# Microsoft VBScript runtime error '800a01a8'



## AnjL (Apr 27, 2010)

Hey,

In need of some help to get this script working. Any help is greatly appreciated.

I have a list of users which I have sorted into groups to send different emails. The emails are html pages

*The error*

Microsoft VBScript runtime error '800a01a8'

Object required: '[string: "SELECT UserID, Conta"]'

/Admin/Planning/EmailMarketing_events.asp, line 26

*The Code* Problem is *

'Get SQL
Dim SQL
Dim oRS
Dim Connection
Dim ErrorMessage
Dim GroupDesc

Set Connection = New clsDBConnection1
Server.CreateObject("ADODB.RecordSet")
*	Set GroupDesc =	CCDLookUp("GroupSQL", "tblEmailGroup" , "EmailGroupID =" & DBConnection1.ToSQL (tblEmailMarketing1.EmailGroupID.Value, ccsInteger), DBConnection1)

oRS.Open GroupDesc, Connection, 3, 3

ErrorMessage = CCProcessError(Connection)
Connection.Close
Set Connection = Nothing
On Error Goto 0

Do While Not oRS.EOF

' Send Mail
Dim Mail

Set Mail = Server.CreateObject("Persits.MailSender")
Mail.Host = "mail.wiks.net.au" ' Required
Mail.Port = 25 ' Optional.
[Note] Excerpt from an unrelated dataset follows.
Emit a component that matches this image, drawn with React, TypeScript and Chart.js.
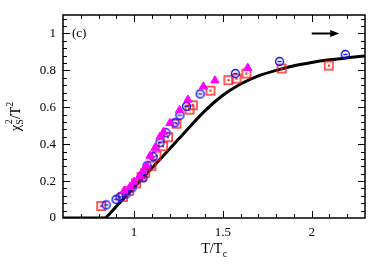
import React, { useEffect, useRef } from 'react';
import { Chart, registerables } from 'chart.js';
Chart.register(...registerables);

// Theory curve: flat part and rising part
const flatT = [0.6, 0.84];
const flatY = [0, 0];
const curveT = [0.84, 0.9, 1.0, 1.1, 1.2, 1.3, 1.4, 1.5, 1.6, 1.7, 1.8, 1.9, 2.0, 2.1, 2.2, 2.3];
const curveY = [0, 0.062, 0.166, 0.27, 0.374, 0.48, 0.582, 0.665, 0.726, 0.77, 0.8, 0.825, 0.843, 0.857, 0.868, 0.878];

// Red squares
const squareT = [0.815, 0.938, 0.972, 1.011, 1.042, 1.062, 1.098, 1.126, 1.163, 1.191, 1.239, 1.312, 1.331, 1.43, 1.531, 1.576, 1.632, 1.831, 2.096];
const squareY = [0.065, 0.114, 0.147, 0.188, 0.223, 0.245, 0.283, 0.337, 0.389, 0.438, 0.511, 0.587, 0.611, 0.69, 0.747, 0.755, 0.783, 0.81, 0.826];

// Blue circles
const circleT = [0.843, 0.899, 0.921, 0.955, 0.989, 1.051, 1.073, 1.107, 1.146, 1.18, 1.23, 1.258, 1.295, 1.372, 1.57, 1.819, 2.189];
const circleY = [0.071, 0.101, 0.114, 0.13, 0.163, 0.217, 0.283, 0.332, 0.408, 0.462, 0.516, 0.557, 0.605, 0.672, 0.783, 0.848, 0.886];

// Magenta triangles
const triangleT = [0.944, 0.978, 1.0, 1.032, 1.051, 1.07, 1.09, 1.118, 1.146, 1.166, 1.202, 1.256, 1.303, 1.39, 1.455, 1.64];
const triangleY = [0.147, 0.168, 0.196, 0.228, 0.255, 0.283, 0.337, 0.38, 0.44, 0.467, 0.514, 0.584, 0.641, 0.712, 0.745, 0.813];

const xTickValues = [1, 1.5, 2];
const xTickLabels = ['1', '1.5', '2'];
const yTickValues = [0, 0.2, 0.4, 0.6, 0.8, 1];
const yTickLabels = ['0', '0.2', '0.4', '0.6', '0.8', '1'];

const SERIF = "'Liberation Serif', 'Times New Roman', serif";

function toPts(xs: number[], ys: number[]) {
  return xs.map((x, i) => ({ x, y: ys[i] }));
}

function makeSquare(): HTMLCanvasElement {
  const c = document.createElement('canvas');
  c.width = 12; c.height = 12;
  const g = c.getContext('2d')!;
  g.strokeStyle = '#ff1a1a';
  g.lineWidth = 1.4;
  g.strokeRect(1.9, 1.9, 8.2, 8.2);
  g.fillStyle = '#ff1a1a';
  g.fillRect(5, 5, 2, 2);
  return c;
}

function makeCircle(): HTMLCanvasElement {
  const c = document.createElement('canvas');
  c.width = 11; c.height = 11;
  const g = c.getContext('2d')!;
  g.strokeStyle = '#1010ff';
  g.lineWidth = 1.4;
  g.beginPath();
  g.arc(5.5, 5.5, 4, 0, Math.PI * 2);
  g.stroke();
  g.beginPath();
  g.moveTo(3.5, 5.5);
  g.lineTo(7.5, 5.5);
  g.stroke();
  return c;
}

const framePlugin = {
  id: 'frame',
  afterDraw(chart: any) {
    const { ctx, chartArea, scales } = chart;
    const { left, right, top, bottom } = chartArea;
    const xs = scales.x;
    const ys = scales.y;
    ctx.save();
    ctx.strokeStyle = '#000';
    ctx.lineWidth = 1;
    const line = (x1: number, y1: number, x2: number, y2: number) => {
      ctx.beginPath(); ctx.moveTo(x1, y1); ctx.lineTo(x2, y2); ctx.stroke();
    };
    for (let i = 6; i <= 23; i++) {
      const v = i / 10;
      const px = Math.round(xs.getPixelForValue(v)) + 0.5;
      if (px <= left + 1 || px >= right - 1) continue;
      const len = i % 5 === 0 ? 7 : 4;
      line(px, bottom, px, bottom - len);
      line(px, top, px, top + len);
    }
    for (let i = 0; i <= 27; i++) {
      const v = i * 0.04;
      const py = Math.round(ys.getPixelForValue(v)) + 0.5;
      if (py <= top + 1 || py >= bottom - 1) continue;
      const len = i % 5 === 0 ? 7 : 4;
      line(left, py, left + len, py);
      line(right, py, right - len, py);
    }
    ctx.lineWidth = 1.5;
    ctx.strokeRect(left, top, right - left, bottom - top);

    ctx.fillStyle = '#000';
    ctx.font = `13px ${SERIF}`;
    ctx.textAlign = 'left';
    ctx.textBaseline = 'middle';
    ctx.fillText('(c)', left + 9, ys.getPixelForValue(1.0));

    const ay = Math.round(ys.getPixelForValue(1.0)) + 0.5;
    const ax1 = xs.getPixelForValue(2.0);
    const ax2 = xs.getPixelForValue(2.155);
    ctx.lineWidth = 2;
    line(ax1, ay, ax2 - 6, ay);
    ctx.beginPath();
    ctx.moveTo(ax2, ay);
    ctx.lineTo(ax2 - 9, ay - 3.5);
    ctx.lineTo(ax2 - 9, ay + 3.5);
    ctx.closePath();
    ctx.fill();

    ctx.textBaseline = 'alphabetic';
    const main = 'T/T';
    ctx.font = `14px ${SERIF}`;
    const wMain = ctx.measureText(main).width;
    ctx.font = `10px ${SERIF}`;
    const wSub = ctx.measureText('c').width;
    const cx = (left + right) / 2;
    const sx = cx - (wMain + wSub) / 2;
    ctx.font = `14px ${SERIF}`;
    ctx.fillText(main, sx, 253);
    ctx.font = `10px ${SERIF}`;
    ctx.fillText('c', sx + wMain + 0.5, 257);

    ctx.save();
    ctx.translate(20, (top + bottom) / 2);
    ctx.rotate(-Math.PI / 2);
    ctx.font = `15px ${SERIF}`;
    const wChi = ctx.measureText('χ').width;
    ctx.font = `10px ${SERIF}`;
    const wS = ctx.measureText('S').width;
    ctx.font = `14px ${SERIF}`;
    const wT = ctx.measureText('/T').width;
    ctx.font = `10px ${SERIF}`;
    const w2 = ctx.measureText('2').width;
    const total = wChi + wS + wT + w2;
    let tx = -total / 2;
    ctx.font = `15px ${SERIF}`;
    ctx.fillText('χ', tx, 0);
    tx += wChi;
    ctx.font = `10px ${SERIF}`;
    ctx.fillText('S', tx, 3);
    ctx.fillText('2', tx + 0.5, -8);
    tx += wS;
    ctx.font = `14px ${SERIF}`;
    ctx.fillText('/T', tx, 0);
    tx += wT;
    ctx.font = `10px ${SERIF}`;
    ctx.fillText('2', tx, -7);
    ctx.restore();

    ctx.restore();
  },
};

export default function App() {
  const ref = useRef<HTMLCanvasElement>(null);
  useEffect(() => {
    document.body.style.margin = '0';
    const canvas = ref.current!;
    const sq = makeSquare();
    const ci = makeCircle();
    const chart = new Chart(canvas, {
      type: 'scatter',
      data: {
        datasets: [
          {
            label: 'triangles',
            data: toPts(triangleT, triangleY),
            pointStyle: 'triangle',
            pointRadius: 4.8,
            backgroundColor: '#ff00ff',
            borderColor: '#ff00ff',
            borderWidth: 1,
            order: 0,
          },
          {
            label: 'circles',
            data: toPts(circleT, circleY),
            pointStyle: ci,
            pointRadius: 5,
            order: 1,
          },
          {
            label: 'squares',
            data: toPts(squareT, squareY),
            pointStyle: sq,
            pointRadius: 5,
            order: 2,
          },
          {
            label: 'curve',
            data: toPts(curveT, curveY),
            showLine: true,
            borderColor: '#000',
            borderWidth: 3,
            pointRadius: 0,
            cubicInterpolationMode: 'monotone',
            order: 3,
          } as any,
          {
            label: 'flat',
            data: toPts(flatT, flatY),
            showLine: true,
            borderColor: '#000',
            borderWidth: 3,
            pointRadius: 0,
            tension: 0,
            order: 4,
          } as any,
        ],
      },
      options: {
        responsive: false,
        animation: false,
        devicePixelRatio: 1,
        layout: { padding: { top: 15, right: 24, left: 0, bottom: 0 } },
        plugins: { legend: { display: false }, tooltip: { enabled: false } },
        scales: {
          x: {
            type: 'linear',
            min: 0.6,
            max: 2.3,
            grid: { display: false, drawTicks: false },
            border: { display: false },
            afterBuildTicks: (s: any) => { s.ticks = xTickValues.map((v) => ({ value: v })); },
            afterFit: (s: any) => { s.height = 55; },
            ticks: {
              padding: 7,
              color: '#000',
              font: { family: SERIF, size: 13 },
              callback: (v: any) => xTickLabels[xTickValues.indexOf(Number(v))] ?? '',
            },
          },
          y: {
            type: 'linear',
            min: 0,
            max: 1.1,
            grid: { display: false, drawTicks: false },
            border: { display: false },
            afterBuildTicks: (s: any) => { s.ticks = yTickValues.map((v) => ({ value: v })); },
            afterFit: (s: any) => { s.width = 63; },
            ticks: {
              padding: 7,
              color: '#000',
              font: { family: SERIF, size: 13 },
              callback: (v: any) => {
                const i = yTickValues.findIndex((t) => Math.abs(t - Number(v)) < 1e-9);
                return i >= 0 ? yTickLabels[i] : '';
              },
            },
          },
        },
      },
      plugins: [framePlugin],
    });
    return () => chart.destroy();
  }, []);
  return (
    <div style={{ width: 389, height: 273 }}>
      <canvas ref={ref} width={389} height={273} />
    </div>
  );
}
Port is 25 by default
Mail.From = "[email protected]" ' Required
Mail.FromName = "WIKS - Workplace Improvement Kits" ' Optional
Mail.AddAddress Response.Write(oRS("Email")) , Response.Write(oRS("ContactName"))
Mail.Subject = tblEmailMarketing1.Subject.Value
Mail.Body = tblEmailMarketing1.BodyPage.Value
'Mail.AppendBodyFromFile = tblEmailMarketing1.BodyPage.Value
'Mail.AddToBody = True

On Error Resume Next
Mail.Send
If Err <> 0 Then
Response.Write "An error occurred: " & Err.Description
End If

oRS.MoveNext
Loop


----------



## Keebellah (Mar 27, 2008)

The error refers to an invalid object, so I think one of the values you query either doesn't exist of is not available.
This info I found by typing it in Google.


----------